# Show that $1= \sum_{k=0}^{m} (-1)^k {m \choose k}2^{m-k}$ using sign reversing involution

Using the sign reversing involution, how can I show that $$1= \sum_{k=0}^{m} (-1)^k {m \choose k}2^{m-k}.$$ I have been trying to figure out the what the signed sets are namely $$S^{ +}$$ and $$S^{ -}$$. Can anyone please give me a hint to what the signed sets should be and perhaps the involution map defined on the disjoint union of the two signed sets?

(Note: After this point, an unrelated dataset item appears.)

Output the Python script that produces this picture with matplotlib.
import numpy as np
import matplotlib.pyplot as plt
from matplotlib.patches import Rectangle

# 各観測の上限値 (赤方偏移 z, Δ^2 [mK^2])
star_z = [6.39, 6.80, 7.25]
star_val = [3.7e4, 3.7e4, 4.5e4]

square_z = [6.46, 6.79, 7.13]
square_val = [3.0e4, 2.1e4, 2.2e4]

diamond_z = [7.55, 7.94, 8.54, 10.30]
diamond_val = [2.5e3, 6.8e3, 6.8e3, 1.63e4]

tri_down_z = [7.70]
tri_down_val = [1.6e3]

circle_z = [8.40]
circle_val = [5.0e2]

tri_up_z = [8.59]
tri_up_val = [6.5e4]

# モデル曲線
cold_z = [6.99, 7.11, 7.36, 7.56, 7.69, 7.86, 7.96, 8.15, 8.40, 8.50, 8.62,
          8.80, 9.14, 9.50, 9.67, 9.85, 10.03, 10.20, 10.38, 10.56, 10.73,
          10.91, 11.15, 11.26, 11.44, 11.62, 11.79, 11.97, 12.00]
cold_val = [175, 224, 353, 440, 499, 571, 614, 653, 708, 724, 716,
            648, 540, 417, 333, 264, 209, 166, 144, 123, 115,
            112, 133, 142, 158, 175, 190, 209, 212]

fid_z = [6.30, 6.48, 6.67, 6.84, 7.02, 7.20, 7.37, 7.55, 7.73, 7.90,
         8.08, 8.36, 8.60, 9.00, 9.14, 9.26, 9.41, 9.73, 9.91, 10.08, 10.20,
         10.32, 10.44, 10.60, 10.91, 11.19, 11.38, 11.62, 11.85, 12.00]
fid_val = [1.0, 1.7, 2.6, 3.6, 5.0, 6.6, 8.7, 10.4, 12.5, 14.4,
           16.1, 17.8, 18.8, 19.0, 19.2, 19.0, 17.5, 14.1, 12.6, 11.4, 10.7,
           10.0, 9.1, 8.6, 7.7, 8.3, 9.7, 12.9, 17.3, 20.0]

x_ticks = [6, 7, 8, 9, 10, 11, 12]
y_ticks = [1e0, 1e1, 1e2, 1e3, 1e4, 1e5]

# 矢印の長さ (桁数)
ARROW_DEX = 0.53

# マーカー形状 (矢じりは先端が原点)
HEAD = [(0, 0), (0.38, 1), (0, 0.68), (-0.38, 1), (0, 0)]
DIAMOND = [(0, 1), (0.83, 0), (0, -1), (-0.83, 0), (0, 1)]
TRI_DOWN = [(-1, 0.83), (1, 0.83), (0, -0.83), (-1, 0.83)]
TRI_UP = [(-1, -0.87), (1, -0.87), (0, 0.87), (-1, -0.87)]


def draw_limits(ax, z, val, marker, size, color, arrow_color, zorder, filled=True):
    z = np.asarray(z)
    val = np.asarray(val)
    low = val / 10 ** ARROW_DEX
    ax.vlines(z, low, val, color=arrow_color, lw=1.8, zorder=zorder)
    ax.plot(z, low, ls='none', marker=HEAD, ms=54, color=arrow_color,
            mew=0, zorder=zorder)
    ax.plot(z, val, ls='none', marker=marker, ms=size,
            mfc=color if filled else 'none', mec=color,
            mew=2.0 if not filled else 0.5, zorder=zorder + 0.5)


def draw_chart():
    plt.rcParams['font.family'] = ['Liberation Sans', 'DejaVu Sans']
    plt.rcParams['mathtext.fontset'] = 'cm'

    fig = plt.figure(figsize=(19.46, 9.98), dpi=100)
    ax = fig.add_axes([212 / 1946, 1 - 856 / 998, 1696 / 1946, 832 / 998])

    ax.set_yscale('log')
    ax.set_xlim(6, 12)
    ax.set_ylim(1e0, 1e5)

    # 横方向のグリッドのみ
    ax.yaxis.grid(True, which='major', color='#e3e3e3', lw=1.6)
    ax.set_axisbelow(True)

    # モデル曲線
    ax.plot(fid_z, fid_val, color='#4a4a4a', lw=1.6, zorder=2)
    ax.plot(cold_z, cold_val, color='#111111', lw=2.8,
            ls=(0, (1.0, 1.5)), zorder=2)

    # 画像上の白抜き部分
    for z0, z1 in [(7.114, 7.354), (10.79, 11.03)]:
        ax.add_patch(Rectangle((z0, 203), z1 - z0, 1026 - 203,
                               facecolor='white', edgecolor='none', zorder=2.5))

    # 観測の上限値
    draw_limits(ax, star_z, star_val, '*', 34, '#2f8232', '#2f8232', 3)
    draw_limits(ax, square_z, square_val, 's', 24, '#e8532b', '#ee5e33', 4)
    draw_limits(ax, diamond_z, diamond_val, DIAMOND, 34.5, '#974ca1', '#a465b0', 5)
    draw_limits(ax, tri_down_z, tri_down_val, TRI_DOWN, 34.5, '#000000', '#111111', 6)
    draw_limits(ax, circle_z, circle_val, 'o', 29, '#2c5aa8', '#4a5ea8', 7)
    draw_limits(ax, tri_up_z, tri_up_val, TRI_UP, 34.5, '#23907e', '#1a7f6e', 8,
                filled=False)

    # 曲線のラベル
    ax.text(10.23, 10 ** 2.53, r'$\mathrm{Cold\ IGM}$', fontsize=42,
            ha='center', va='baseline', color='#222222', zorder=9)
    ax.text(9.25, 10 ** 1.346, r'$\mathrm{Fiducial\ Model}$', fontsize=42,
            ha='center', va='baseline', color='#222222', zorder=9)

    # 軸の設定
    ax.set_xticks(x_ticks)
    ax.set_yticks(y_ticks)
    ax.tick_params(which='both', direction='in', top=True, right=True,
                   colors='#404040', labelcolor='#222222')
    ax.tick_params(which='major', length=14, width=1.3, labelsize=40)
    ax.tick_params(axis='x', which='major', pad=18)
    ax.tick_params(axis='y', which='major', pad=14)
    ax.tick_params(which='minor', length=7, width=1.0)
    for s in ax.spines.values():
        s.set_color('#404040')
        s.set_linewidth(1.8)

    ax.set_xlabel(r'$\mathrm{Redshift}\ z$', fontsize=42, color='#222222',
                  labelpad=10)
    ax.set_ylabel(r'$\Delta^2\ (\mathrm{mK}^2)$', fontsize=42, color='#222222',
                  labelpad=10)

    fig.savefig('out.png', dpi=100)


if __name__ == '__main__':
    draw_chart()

• If you use binomial theorem, the right side is just $2^m(1-\frac 12)^m$. – Yu Ding Nov 14 '18 at 18:10

Let $$S$$ be the set of pairs $$(A,B)$$ where $$A$$ and $$B$$ are disjoint subsets of $$[m]=\{1,\ldots,m\}$$. Give $$(A,B)$$ the weight $$(-1)^{|A|}$$. There are $$2^{m-k}\binom mk$$ distinct $$(A,B)\in S$$ with $$|A|=k$$ so the weighted count of elements of $$S$$ are $$\sum_k(-1)^{k}\binom mk2^{m-k}$$.

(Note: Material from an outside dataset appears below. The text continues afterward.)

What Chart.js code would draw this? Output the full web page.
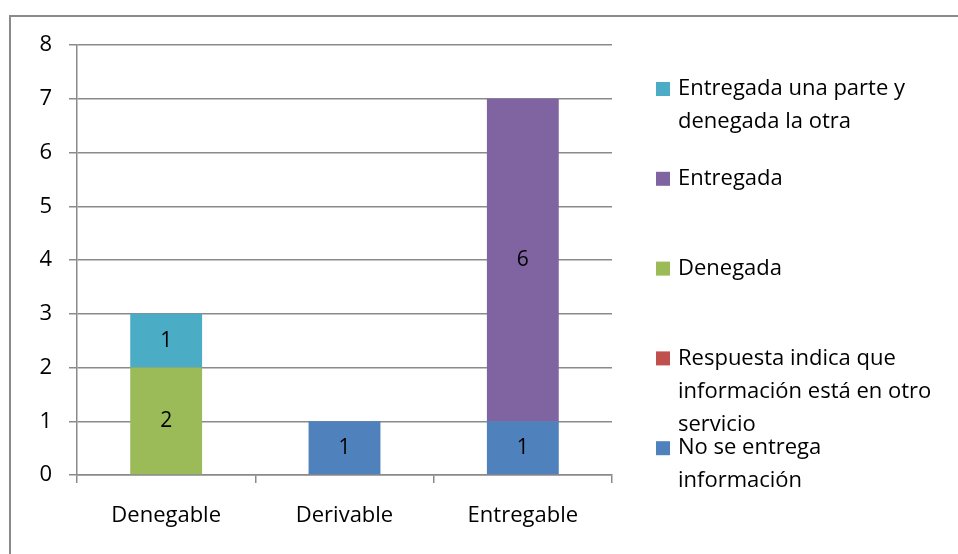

Now we have a sign-reversing almost-involution of $$S$$. Let $$(A,B)\in S$$ and $$r$$ be the largest entry of $$A\cup B$$ and define $$(A',B')$$ by moving $$r$$ from one set to the other. This defines a weight-reversing involution on $$S-\{(\emptyset,\emptyset)\}$$. This exceptional element $$(\emptyset,\emptyset)$$ has weight $$1$$.